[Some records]
* BEGIN *
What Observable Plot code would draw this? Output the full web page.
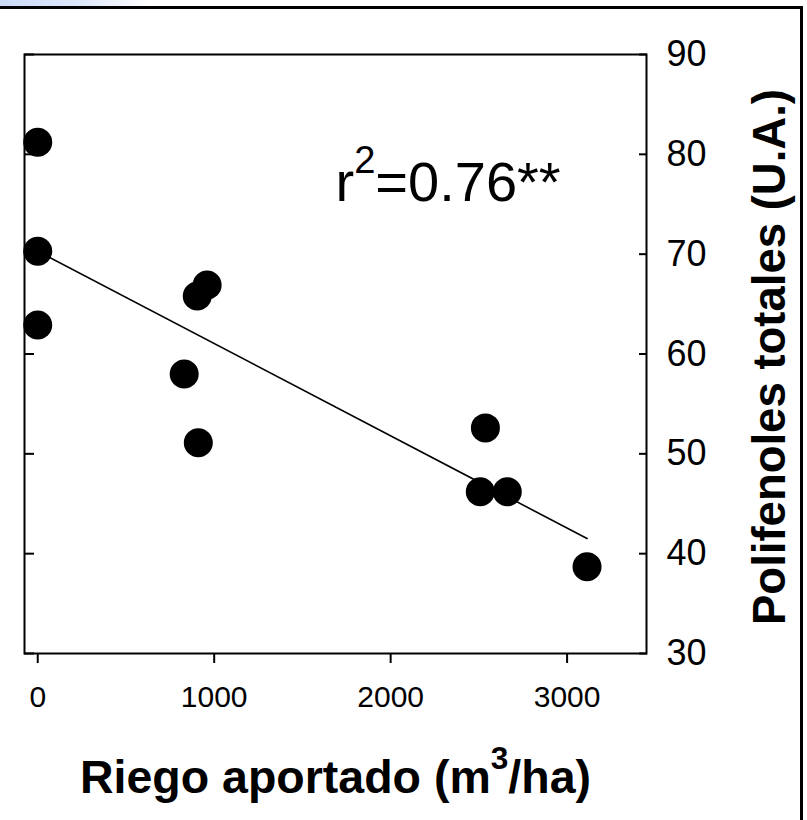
<!DOCTYPE html>
<html>
<head>
<meta charset="utf-8">
<script src="https://cdn.jsdelivr.net/npm/d3@7"></script>
<script src="https://cdn.jsdelivr.net/npm/@observablehq/plot@0.6"></script>
<style>
  html, body { margin: 0; padding: 0; background: #fff; }
  #wrap { position: relative; width: 807px; height: 820px; overflow: hidden; background: #fff; }
  #deco-grad { position: absolute; left: 0; top: 0; width: 150px; height: 7px;
    background: linear-gradient(to right, #c9d9f6 0%, #dfe8fb 55%, #ffffff 100%); }
  #deco-top { position: absolute; left: 0; top: 6px; width: 803px; height: 3px; background: #000; }
  #deco-right { position: absolute; left: 800px; top: 6px; width: 3px; height: 814px; background: #000; }
  #chart { position: absolute; left: 0; top: 0; }
</style>
</head>
<body>
<div id="wrap">
  <div id="deco-grad"></div>
  <div id="chart"></div>
  <div id="deco-top"></div>
  <div id="deco-right"></div>
</div>
<script>
// ---- data ----
const irrigation  = [0, 0, 0, 830, 904, 960, 910, 2508, 2537, 2661, 3113];     // m³/ha
const polyphenols = [81.2, 70.3, 62.9, 58.0, 65.8, 66.9, 51.1, 46.2, 52.6, 46.2, 38.7]; // U.A.
const xTicks = [0, 1000, 2000, 3000];
const yTicks = [30, 40, 50, 60, 70, 80, 90];
const xLabel = "Riego aportado (m³/ha)";
const yLabel = "Polifenoles totales (U.A.)";
const r2Label = "r²=0.76**";

const data = irrigation.map((x, i) => ({x, y: polyphenols[i]}));

const chart = Plot.plot({
  width: 807,
  height: 820,
  marginLeft: 24,
  marginRight: 161,
  marginTop: 54,
  marginBottom: 167,
  style: { fontFamily: "'Liberation Sans', Arial, sans-serif", background: "transparent", overflow: "visible", color: "#000" },
  x: { domain: [-75, 3450] },
  y: { domain: [30, 90] },
  marks: [
    Plot.frame({ stroke: "#000", strokeWidth: 2 }),
    Plot.axisX({ ticks: xTicks, tickSize: 10, tickPadding: 22, fontSize: 30, label: null, strokeWidth: 2, tickFormat: d => String(d) }),
    Plot.axisY({ anchor: "right", ticks: yTicks, tickSize: -8, tickPadding: 28, fontSize: 36, label: null, strokeWidth: 2, tickFormat: d => String(d) }),
    Plot.axisY({ anchor: "left", ticks: yTicks, tickSize: -10, label: null, strokeWidth: 2, tickFormat: () => "" }),
    Plot.linearRegressionY(data, { x: "x", y: "y", stroke: "#000", strokeWidth: 1.6, ci: 0 }),
    Plot.dot(data, { x: "x", y: "y", r: 14.5, fill: "#000", stroke: "none" }),
    Plot.text([r2Label], { text: d => d, frameAnchor: "top-left", dx: 311, dy: 146, textAnchor: "start", lineAnchor: "bottom", fontSize: 56, fill: "#000" }),
    Plot.text([xLabel], { text: d => d, frameAnchor: "bottom", dy: 139, textAnchor: "middle", lineAnchor: "bottom", fontSize: 46.5, fontWeight: "bold", fill: "#000" }),
    Plot.text([yLabel], { text: d => d, frameAnchor: "right", dx: 138, dy: 3, rotate: -90, textAnchor: "middle", lineAnchor: "bottom", fontSize: 45.5, fontWeight: "bold", fill: "#000" })
  ]
});

// turn ² / ³ into real raised superscripts (still real text)
function superscriptify(svg) {
  const map = { "²": "2", "³": "3" };
  svg.querySelectorAll("text, tspan").forEach(el => {
    if (el.children.length) return;
    const s = el.textContent;
    const m = s.match(/[²³]/);
    if (!m) return;
    let fs = NaN, node = el;
    while (node && node !== svg && isNaN(fs)) {
      fs = parseFloat(node.getAttribute && node.getAttribute("font-size"));
      node = node.parentNode;
    }
    if (isNaN(fs)) fs = 40;
    const i = m.index;
    const ns = "http://www.w3.org/2000/svg";
    el.textContent = "";
    const a = document.createElementNS(ns, "tspan"); a.textContent = s.slice(0, i);
    const b = document.createElementNS(ns, "tspan"); b.textContent = map[m[0]];
    b.setAttribute("font-size", (fs * 0.68).toFixed(1));
    b.setAttribute("dy", (-fs * 0.5).toFixed(1));
    const c = document.createElementNS(ns, "tspan"); c.textContent = s.slice(i + 1);
    c.setAttribute("dy", (fs * 0.5).toFixed(1));
    el.append(a, b, c);
  });
}
superscriptify(chart);
document.getElementById("chart").appendChild(chart);
</script>
</body>
</html>
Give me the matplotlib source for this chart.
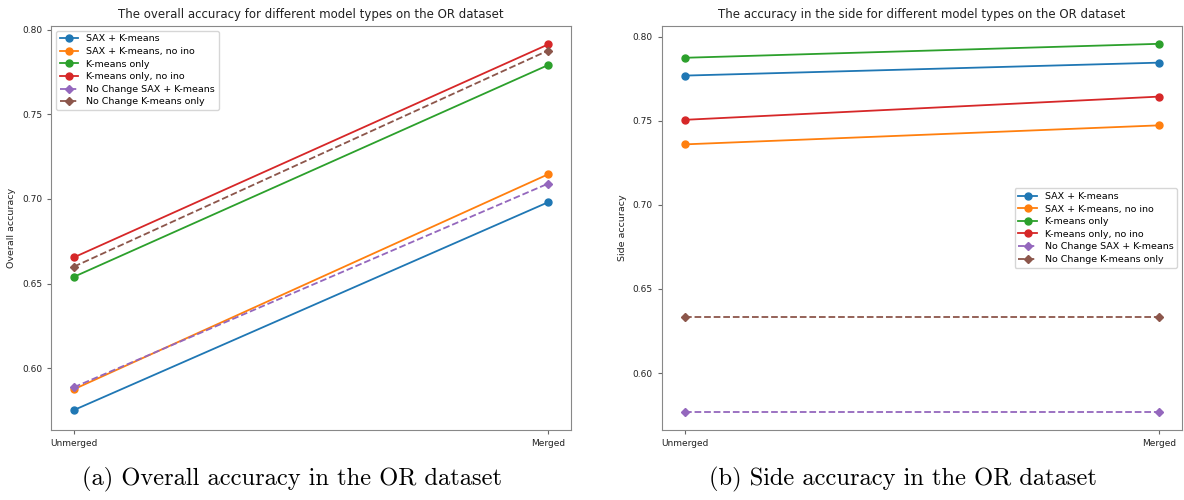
* END *
Copy the whole listing above word for word but do not carry over the pictures.

What Observable Plot code would draw this? Output the full web page.
<!DOCTYPE html>
<html>
<head>
<meta charset="utf-8">
<script src="https://cdn.jsdelivr.net/npm/d3@7"></script>
<script src="https://cdn.jsdelivr.net/npm/@observablehq/plot@0.6"></script>
<style>
  html, body { margin: 0; padding: 0; background: #fff; }
  #wrap { position: relative; width: 807px; height: 820px; overflow: hidden; background: #fff; }
  #deco-grad { position: absolute; left: 0; top: 0; width: 150px; height: 7px;
    background: linear-gradient(to right, #c9d9f6 0%, #dfe8fb 55%, #ffffff 100%); }
  #deco-top { position: absolute; left: 0; top: 6px; width: 803px; height: 3px; background: #000; }
  #deco-right { position: absolute; left: 800px; top: 6px; width: 3px; height: 814px; background: #000; }
  #chart { position: absolute; left: 0; top: 0; }
</style>
</head>
<body>
<div id="wrap">
  <div id="deco-grad"></div>
  <div id="chart"></div>
  <div id="deco-top"></div>
  <div id="deco-right"></div>
</div>
<script>
// ---- data ----
const irrigation  = [0, 0, 0, 830, 904, 960, 910, 2508, 2537, 2661, 3113];     // m³/ha
const polyphenols = [81.2, 70.3, 62.9, 58.0, 65.8, 66.9, 51.1, 46.2, 52.6, 46.2, 38.7]; // U.A.
const xTicks = [0, 1000, 2000, 3000];
const yTicks = [30, 40, 50, 60, 70, 80, 90];
const xLabel = "Riego aportado (m³/ha)";
const yLabel = "Polifenoles totales (U.A.)";
const r2Label = "r²=0.76**";

const data = irrigation.map((x, i) => ({x, y: polyphenols[i]}));

const chart = Plot.plot({
  width: 807,
  height: 820,
  marginLeft: 24,
  marginRight: 161,
  marginTop: 54,
  marginBottom: 167,
  style: { fontFamily: "'Liberation Sans', Arial, sans-serif", background: "transparent", overflow: "visible", color: "#000" },
  x: { domain: [-75, 3450] },
  y: { domain: [30, 90] },
  marks: [
    Plot.frame({ stroke: "#000", strokeWidth: 2 }),
    Plot.axisX({ ticks: xTicks, tickSize: 10, tickPadding: 22, fontSize: 30, label: null, strokeWidth: 2, tickFormat: d => String(d) }),
    Plot.axisY({ anchor: "right", ticks: yTicks, tickSize: -8, tickPadding: 28, fontSize: 36, label: null, strokeWidth: 2, tickFormat: d => String(d) }),
    Plot.axisY({ anchor: "left", ticks: yTicks, tickSize: -10, label: null, strokeWidth: 2, tickFormat: () => "" }),
    Plot.linearRegressionY(data, { x: "x", y: "y", stroke: "#000", strokeWidth: 1.6, ci: 0 }),
    Plot.dot(data, { x: "x", y: "y", r: 14.5, fill: "#000", stroke: "none" }),
    Plot.text([r2Label], { text: d => d, frameAnchor: "top-left", dx: 311, dy: 146, textAnchor: "start", lineAnchor: "bottom", fontSize: 56, fill: "#000" }),
    Plot.text([xLabel], { text: d => d, frameAnchor: "bottom", dy: 139, textAnchor: "middle", lineAnchor: "bottom", fontSize: 46.5, fontWeight: "bold", fill: "#000" }),
    Plot.text([yLabel], { text: d => d, frameAnchor: "right", dx: 138, dy: 3, rotate: -90, textAnchor: "middle", lineAnchor: "bottom", fontSize: 45.5, fontWeight: "bold", fill: "#000" })
  ]
});

// turn ² / ³ into real raised superscripts (still real text)
function superscriptify(svg) {
  const map = { "²": "2", "³": "3" };
  svg.querySelectorAll("text, tspan").forEach(el => {
    if (el.children.length) return;
    const s = el.textContent;
    const m = s.match(/[²³]/);
    if (!m) return;
    let fs = NaN, node = el;
    while (node && node !== svg && isNaN(fs)) {
      fs = parseFloat(node.getAttribute && node.getAttribute("font-size"));
      node = node.parentNode;
    }
    if (isNaN(fs)) fs = 40;
    const i = m.index;
    const ns = "http://www.w3.org/2000/svg";
    el.textContent = "";
    const a = document.createElementNS(ns, "tspan"); a.textContent = s.slice(0, i);
    const b = document.createElementNS(ns, "tspan"); b.textContent = map[m[0]];
    b.setAttribute("font-size", (fs * 0.68).toFixed(1));
    b.setAttribute("dy", (-fs * 0.5).toFixed(1));
    const c = document.createElementNS(ns, "tspan"); c.textContent = s.slice(i + 1);
    c.setAttribute("dy", (fs * 0.5).toFixed(1));
    el.append(a, b, c);
  });
}
superscriptify(chart);
document.getElementById("chart").appendChild(chart);
</script>
</body>
</html>
Give me the matplotlib source for this chart.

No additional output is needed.